=== STATED PROBLEM ===
Transcribe the material in full. Nothing should differ except that the pictures are left out.

=== DATA LINES ===

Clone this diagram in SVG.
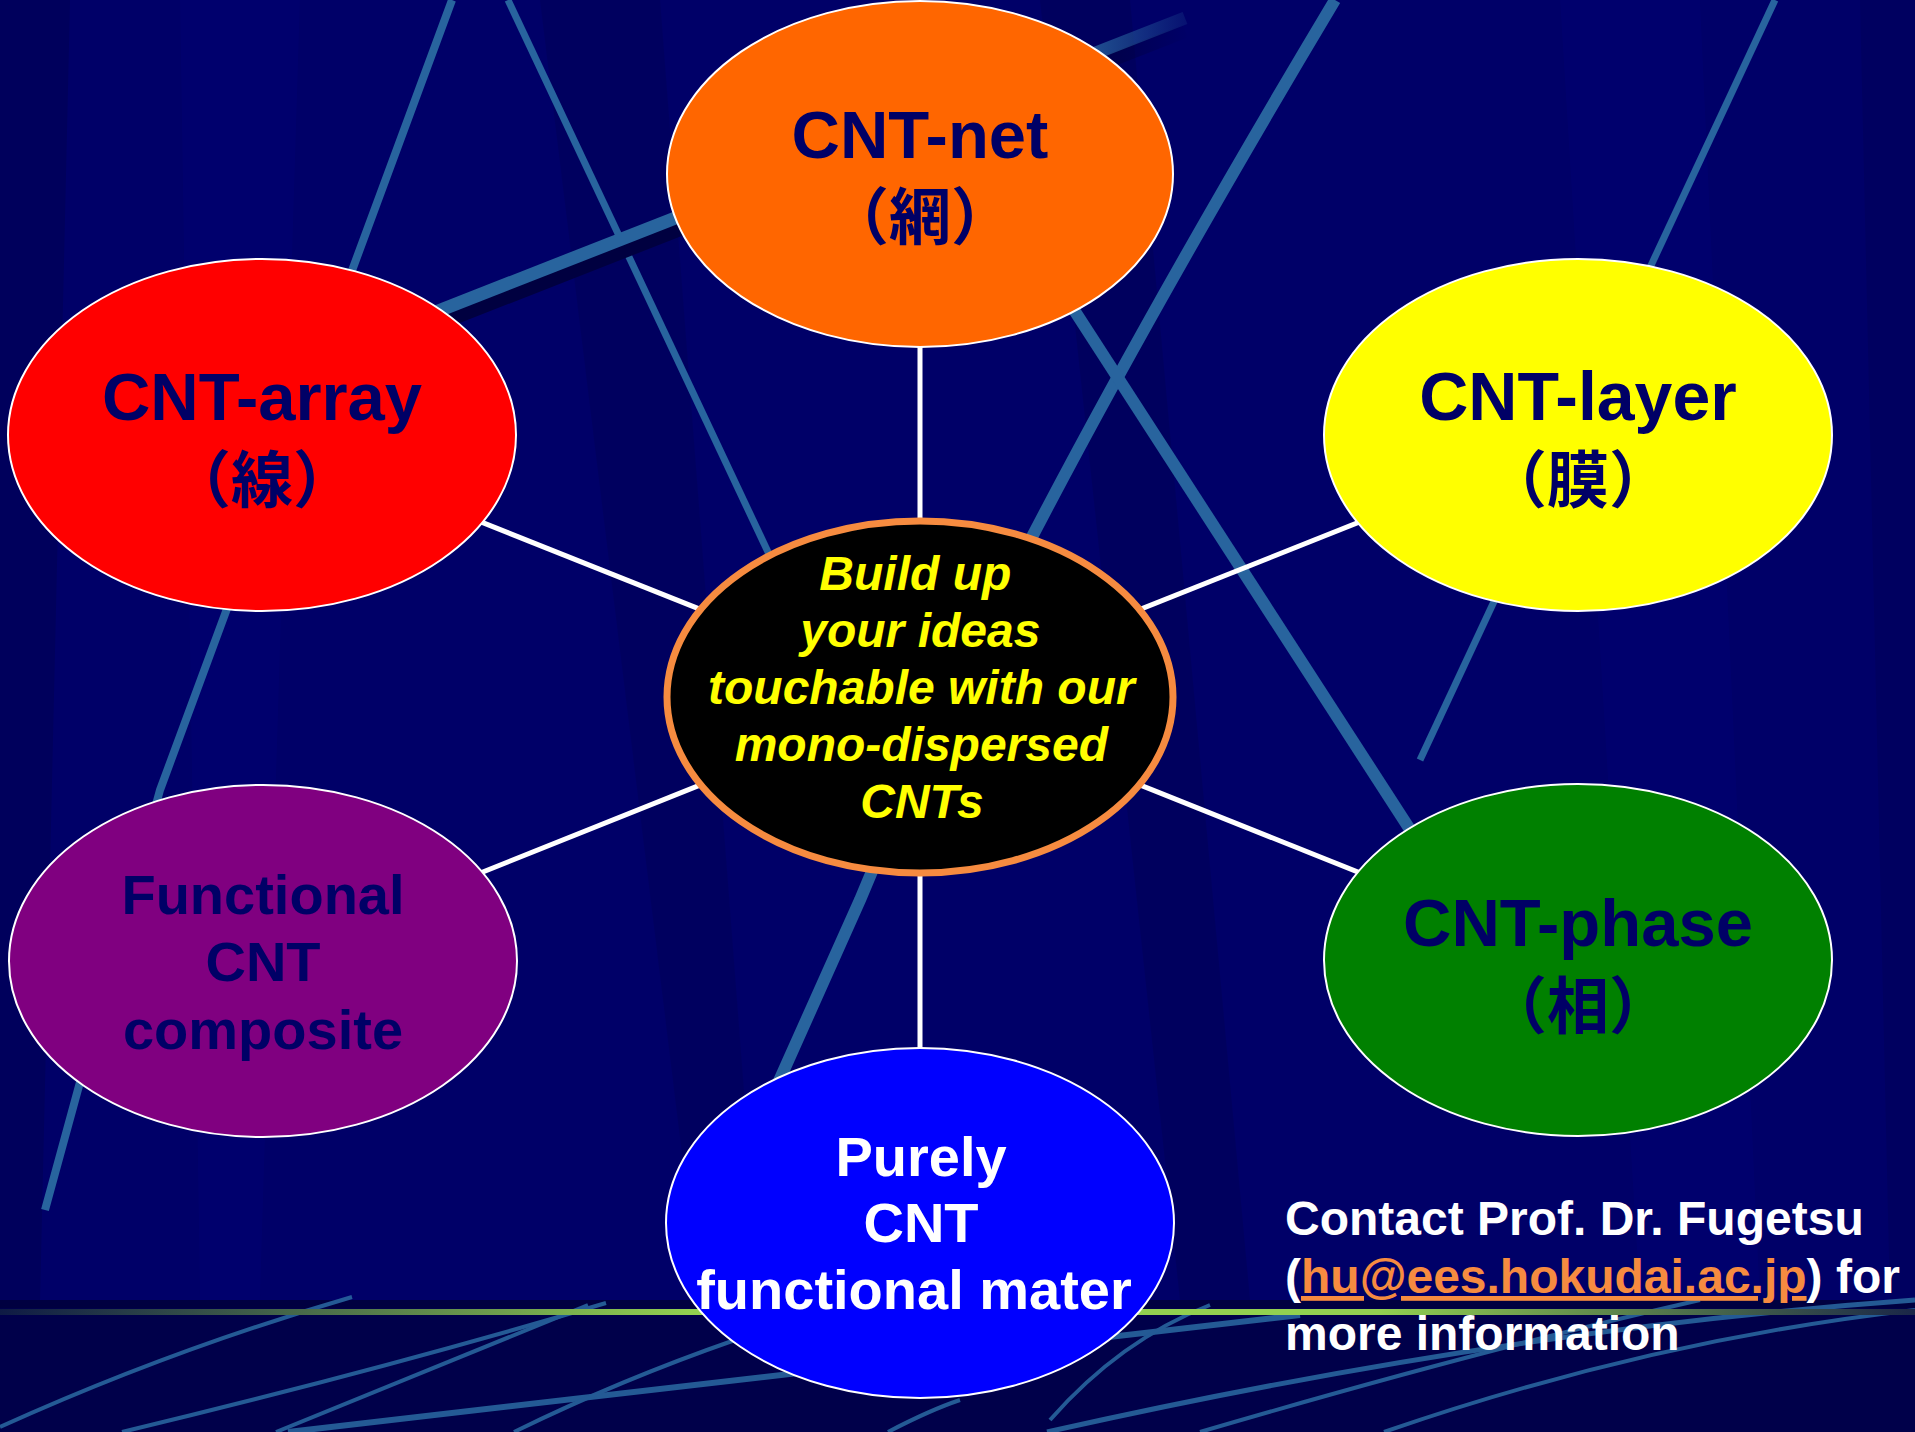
<svg xmlns="http://www.w3.org/2000/svg" width="1915" height="1432" viewBox="0 0 1915 1432">
<defs>
<style>
.bgline{fill:none;stroke:#28649e;stroke-linecap:butt}
.conn{stroke:#ffffff;stroke-width:5;fill:none}
.node{stroke:#ffffff;stroke-width:2}
.t{font-family:"Liberation Sans",Arial,sans-serif;font-weight:bold;text-anchor:middle}
.cjk{font-family:"Liberation Sans","Noto Sans CJK JP",sans-serif;font-weight:bold;text-anchor:middle}
.navy{fill:#000066}
</style>
<linearGradient id="green" x1="0" y1="0" x2="1915" y2="0" gradientUnits="userSpaceOnUse">
<stop offset="0" stop-color="#0e1a45"/>
<stop offset="0.36" stop-color="#92d050"/>
<stop offset="0.72" stop-color="#92d050"/>
<stop offset="1" stop-color="#1a2648"/>
</linearGradient>
<linearGradient id="fadeDown" x1="0" y1="0" x2="0" y2="1">
<stop offset="0" stop-color="#28649e" stop-opacity="0.2"/>
<stop offset="0.15" stop-color="#28649e" stop-opacity="1"/>
<stop offset="0.85" stop-color="#28649e" stop-opacity="1"/>
<stop offset="1" stop-color="#28649e" stop-opacity="0.2"/>
</linearGradient>
<linearGradient id="fadeD" x1="1060" y1="0" x2="1190" y2="0" gradientUnits="userSpaceOnUse">
<stop offset="0" stop-color="#28649e" stop-opacity="1"/>
<stop offset="1" stop-color="#28649e" stop-opacity="0.15"/>
</linearGradient>
<linearGradient id="fadeDs" x1="1060" y1="0" x2="1190" y2="0" gradientUnits="userSpaceOnUse">
<stop offset="0" stop-color="#000040" stop-opacity="1"/>
<stop offset="1" stop-color="#000040" stop-opacity="0"/>
</linearGradient>
</defs>

<g id="background">
<rect x="0" y="0" width="1915" height="1432" fill="#000068"/>
<polygon points="0,0 70,0 40,1300 0,1300" fill="#000050" opacity="0.5"/>
<polygon points="180,0 300,0 260,1300 200,1300" fill="#00007a" opacity="0.25"/>
<polygon points="540,0 660,0 760,1300 700,1300" fill="#000050" opacity="0.35"/>
<polygon points="1040,0 1130,0 1250,1300 1180,1300" fill="#00004e" opacity="0.35"/>
<polygon points="1560,0 1700,0 1760,1300 1640,1300" fill="#00007a" opacity="0.25"/>
<polygon points="1860,0 1915,0 1915,1300 1890,1300" fill="#000055" opacity="0.4"/>
<rect x="0" y="1300" width="1915" height="132" fill="#00004a"/>
</g>

<g id="decor-lines">
<path class="bgline" d="M452,0 L160,790 L45,1210" stroke="url(#fadeDown)" stroke-width="8"/>
<path class="bgline" d="M508,0 L800,620" stroke-width="7"/>
<path class="bgline" d="M1335,0 Q1000,560 860,900 L775,1090" stroke-width="12"/>
<path class="bgline" d="M990,180 L1420,845" stroke-width="12"/>
<path class="bgline" d="M1775,0 L1420,760" stroke="url(#fadeDown)" stroke-width="7"/>
<line x1="400" y1="339" x2="1185" y2="31" stroke="url(#fadeDs)" stroke-width="14"/>
<line x1="400" y1="326" x2="1185" y2="18" stroke="url(#fadeD)" stroke-width="13"/>
<rect x="0" y="1300" width="1915" height="8" fill="#000040"/>
<g class="bgline" stroke-width="4" opacity="0.9">
<path d="M0,1427 Q170,1350 352,1297"/>
<path d="M122,1432 Q380,1370 606,1303"/>
<path d="M276,1432 Q430,1370 588,1305"/>
<path d="M288,1432 Q700,1385 1300,1315" stroke-width="6"/>
<path d="M514,1432 Q620,1380 735,1340"/>
<path d="M888,1432 Q930,1410 960,1400"/>
<path d="M1047,1432 Q1500,1330 1915,1300" stroke-width="5"/>
<path d="M1384,1432 Q1650,1340 1915,1310"/>
<path d="M1050,1420 Q1120,1340 1210,1305"/>
<path d="M1200,1432 Q1480,1350 1700,1300"/>
</g>
<rect x="0" y="1309" width="1915" height="6" fill="url(#green)"/>
<rect x="1133" y="1303" width="8" height="8" fill="#000040"/>
</g>

<g id="connectors">
<line class="conn" x1="920" y1="697" x2="920" y2="173"/>
<line class="conn" x1="920" y1="697" x2="920" y2="1223"/>
<line class="conn" x1="920" y1="697" x2="263" y2="435"/>
<line class="conn" x1="920" y1="697" x2="1578" y2="435"/>
<line class="conn" x1="920" y1="697" x2="263" y2="960"/>
<line class="conn" x1="920" y1="697" x2="1578" y2="960"/>
</g>

<g id="node-cnt-net">
<ellipse class="node" cx="920" cy="174" rx="253" ry="173" fill="#ff6600"/>
<text class="t navy" x="920" y="158" font-size="67">CNT-net</text>
<text class="cjk navy" x="920" y="240" font-size="62">（網）</text>
</g>

<g id="node-cnt-array">
<ellipse class="node" cx="262" cy="435" rx="254" ry="176" fill="#ff0000"/>
<text class="t navy" x="262" y="420" font-size="67">CNT-array</text>
<text class="cjk navy" x="262" y="503" font-size="62">（線）</text>
</g>

<g id="node-cnt-layer">
<ellipse class="node" cx="1578" cy="435" rx="254" ry="176" fill="#ffff00"/>
<text class="t navy" x="1578" y="420" font-size="68">CNT-layer</text>
<text class="cjk navy" x="1578" y="503" font-size="62">（膜）</text>
</g>

<g id="node-functional">
<ellipse class="node" cx="263" cy="961" rx="254" ry="176" fill="#800080"/>
<text class="t navy" x="263" y="914" font-size="56">Functional</text>
<text class="t navy" x="263" y="981" font-size="56">CNT</text>
<text class="t navy" x="263" y="1049" font-size="56">composite</text>
</g>

<g id="node-cnt-phase">
<ellipse class="node" cx="1578" cy="960" rx="254" ry="176" fill="#008000"/>
<text class="t navy" x="1578" y="946" font-size="67">CNT-phase</text>
<text class="cjk navy" x="1578" y="1029" font-size="62">（相）</text>
</g>

<g id="node-purely">
<ellipse class="node" cx="920" cy="1223" rx="254" ry="175" fill="#0000ff"/>
<text class="t" fill="#ffffff" x="921" y="1176" font-size="56">Purely</text>
<text class="t" fill="#ffffff" x="921" y="1242" font-size="56">CNT</text>
<text class="t" fill="#ffffff" x="914" y="1309" font-size="56">functional mater</text>
</g>

<g id="node-center">
<ellipse cx="920" cy="697" rx="253" ry="176" fill="#000000" stroke="#f68b40" stroke-width="7"/>
<text class="t" fill="#ffff00" font-style="italic" font-size="48">
<tspan x="922" y="590">Build up</tspan>
<tspan x="927" y="647">your ideas</tspan>
<tspan x="928" y="704">touchable with our</tspan>
<tspan x="928" y="761">mono-dispersed</tspan>
<tspan x="922" y="818">CNTs</tspan>
</text>
</g>

<g id="contact">
<text font-family="'Liberation Sans',Arial,sans-serif" font-weight="bold" font-size="48" fill="#ffffff">
<tspan x="1285" y="1235">Contact Prof. Dr. Fugetsu</tspan>
<tspan x="1285" y="1293">(<tspan fill="#f68b40" text-decoration="underline">hu@ees.hokudai.ac.jp</tspan>) for</tspan>
<tspan x="1285" y="1350">more information</tspan>
</text>
</g>
</svg>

=== WORKED SOLUTION ===
Clone this diagram in SVG.
<svg xmlns="http://www.w3.org/2000/svg" width="1915" height="1432" viewBox="0 0 1915 1432">
<defs>
<style>
.bgline{fill:none;stroke:#28649e;stroke-linecap:butt}
.conn{stroke:#ffffff;stroke-width:5;fill:none}
.node{stroke:#ffffff;stroke-width:2}
.t{font-family:"Liberation Sans",Arial,sans-serif;font-weight:bold;text-anchor:middle}
.cjk{font-family:"Liberation Sans","Noto Sans CJK JP",sans-serif;font-weight:bold;text-anchor:middle}
.navy{fill:#000066}
</style>
<linearGradient id="green" x1="0" y1="0" x2="1915" y2="0" gradientUnits="userSpaceOnUse">
<stop offset="0" stop-color="#0e1a45"/>
<stop offset="0.36" stop-color="#92d050"/>
<stop offset="0.72" stop-color="#92d050"/>
<stop offset="1" stop-color="#1a2648"/>
</linearGradient>
<linearGradient id="fadeDown" x1="0" y1="0" x2="0" y2="1">
<stop offset="0" stop-color="#28649e" stop-opacity="0.2"/>
<stop offset="0.15" stop-color="#28649e" stop-opacity="1"/>
<stop offset="0.85" stop-color="#28649e" stop-opacity="1"/>
<stop offset="1" stop-color="#28649e" stop-opacity="0.2"/>
</linearGradient>
<linearGradient id="fadeD" x1="1060" y1="0" x2="1190" y2="0" gradientUnits="userSpaceOnUse">
<stop offset="0" stop-color="#28649e" stop-opacity="1"/>
<stop offset="1" stop-color="#28649e" stop-opacity="0.15"/>
</linearGradient>
<linearGradient id="fadeDs" x1="1060" y1="0" x2="1190" y2="0" gradientUnits="userSpaceOnUse">
<stop offset="0" stop-color="#000040" stop-opacity="1"/>
<stop offset="1" stop-color="#000040" stop-opacity="0"/>
</linearGradient>
</defs>

<g id="background">
<rect x="0" y="0" width="1915" height="1432" fill="#000068"/>
<polygon points="0,0 70,0 40,1300 0,1300" fill="#000050" opacity="0.5"/>
<polygon points="180,0 300,0 260,1300 200,1300" fill="#00007a" opacity="0.25"/>
<polygon points="540,0 660,0 760,1300 700,1300" fill="#000050" opacity="0.35"/>
<polygon points="1040,0 1130,0 1250,1300 1180,1300" fill="#00004e" opacity="0.35"/>
<polygon points="1560,0 1700,0 1760,1300 1640,1300" fill="#00007a" opacity="0.25"/>
<polygon points="1860,0 1915,0 1915,1300 1890,1300" fill="#000055" opacity="0.4"/>
<rect x="0" y="1300" width="1915" height="132" fill="#00004a"/>
</g>

<g id="decor-lines">
<path class="bgline" d="M452,0 L160,790 L45,1210" stroke="url(#fadeDown)" stroke-width="8"/>
<path class="bgline" d="M508,0 L800,620" stroke-width="7"/>
<path class="bgline" d="M1335,0 Q1000,560 860,900 L775,1090" stroke-width="12"/>
<path class="bgline" d="M990,180 L1420,845" stroke-width="12"/>
<path class="bgline" d="M1775,0 L1420,760" stroke="url(#fadeDown)" stroke-width="7"/>
<line x1="400" y1="339" x2="1185" y2="31" stroke="url(#fadeDs)" stroke-width="14"/>
<line x1="400" y1="326" x2="1185" y2="18" stroke="url(#fadeD)" stroke-width="13"/>
<rect x="0" y="1300" width="1915" height="8" fill="#000040"/>
<g class="bgline" stroke-width="4" opacity="0.9">
<path d="M0,1427 Q170,1350 352,1297"/>
<path d="M122,1432 Q380,1370 606,1303"/>
<path d="M276,1432 Q430,1370 588,1305"/>
<path d="M288,1432 Q700,1385 1300,1315" stroke-width="6"/>
<path d="M514,1432 Q620,1380 735,1340"/>
<path d="M888,1432 Q930,1410 960,1400"/>
<path d="M1047,1432 Q1500,1330 1915,1300" stroke-width="5"/>
<path d="M1384,1432 Q1650,1340 1915,1310"/>
<path d="M1050,1420 Q1120,1340 1210,1305"/>
<path d="M1200,1432 Q1480,1350 1700,1300"/>
</g>
<rect x="0" y="1309" width="1915" height="6" fill="url(#green)"/>
<rect x="1133" y="1303" width="8" height="8" fill="#000040"/>
</g>

<g id="connectors">
<line class="conn" x1="920" y1="697" x2="920" y2="173"/>
<line class="conn" x1="920" y1="697" x2="920" y2="1223"/>
<line class="conn" x1="920" y1="697" x2="263" y2="435"/>
<line class="conn" x1="920" y1="697" x2="1578" y2="435"/>
<line class="conn" x1="920" y1="697" x2="263" y2="960"/>
<line class="conn" x1="920" y1="697" x2="1578" y2="960"/>
</g>

<g id="node-cnt-net">
<ellipse class="node" cx="920" cy="174" rx="253" ry="173" fill="#ff6600"/>
<text class="t navy" x="920" y="158" font-size="67">CNT-net</text>
<text class="cjk navy" x="920" y="240" font-size="62">（網）</text>
</g>

<g id="node-cnt-array">
<ellipse class="node" cx="262" cy="435" rx="254" ry="176" fill="#ff0000"/>
<text class="t navy" x="262" y="420" font-size="67">CNT-array</text>
<text class="cjk navy" x="262" y="503" font-size="62">（線）</text>
</g>

<g id="node-cnt-layer">
<ellipse class="node" cx="1578" cy="435" rx="254" ry="176" fill="#ffff00"/>
<text class="t navy" x="1578" y="420" font-size="68">CNT-layer</text>
<text class="cjk navy" x="1578" y="503" font-size="62">（膜）</text>
</g>

<g id="node-functional">
<ellipse class="node" cx="263" cy="961" rx="254" ry="176" fill="#800080"/>
<text class="t navy" x="263" y="914" font-size="56">Functional</text>
<text class="t navy" x="263" y="981" font-size="56">CNT</text>
<text class="t navy" x="263" y="1049" font-size="56">composite</text>
</g>

<g id="node-cnt-phase">
<ellipse class="node" cx="1578" cy="960" rx="254" ry="176" fill="#008000"/>
<text class="t navy" x="1578" y="946" font-size="67">CNT-phase</text>
<text class="cjk navy" x="1578" y="1029" font-size="62">（相）</text>
</g>

<g id="node-purely">
<ellipse class="node" cx="920" cy="1223" rx="254" ry="175" fill="#0000ff"/>
<text class="t" fill="#ffffff" x="921" y="1176" font-size="56">Purely</text>
<text class="t" fill="#ffffff" x="921" y="1242" font-size="56">CNT</text>
<text class="t" fill="#ffffff" x="914" y="1309" font-size="56">functional mater</text>
</g>

<g id="node-center">
<ellipse cx="920" cy="697" rx="253" ry="176" fill="#000000" stroke="#f68b40" stroke-width="7"/>
<text class="t" fill="#ffff00" font-style="italic" font-size="48">
<tspan x="922" y="590">Build up</tspan>
<tspan x="927" y="647">your ideas</tspan>
<tspan x="928" y="704">touchable with our</tspan>
<tspan x="928" y="761">mono-dispersed</tspan>
<tspan x="922" y="818">CNTs</tspan>
</text>
</g>

<g id="contact">
<text font-family="'Liberation Sans',Arial,sans-serif" font-weight="bold" font-size="48" fill="#ffffff">
<tspan x="1285" y="1235">Contact Prof. Dr. Fugetsu</tspan>
<tspan x="1285" y="1293">(<tspan fill="#f68b40" text-decoration="underline">hu@ees.hokudai.ac.jp</tspan>) for</tspan>
<tspan x="1285" y="1350">more information</tspan>
</text>
</g>
</svg>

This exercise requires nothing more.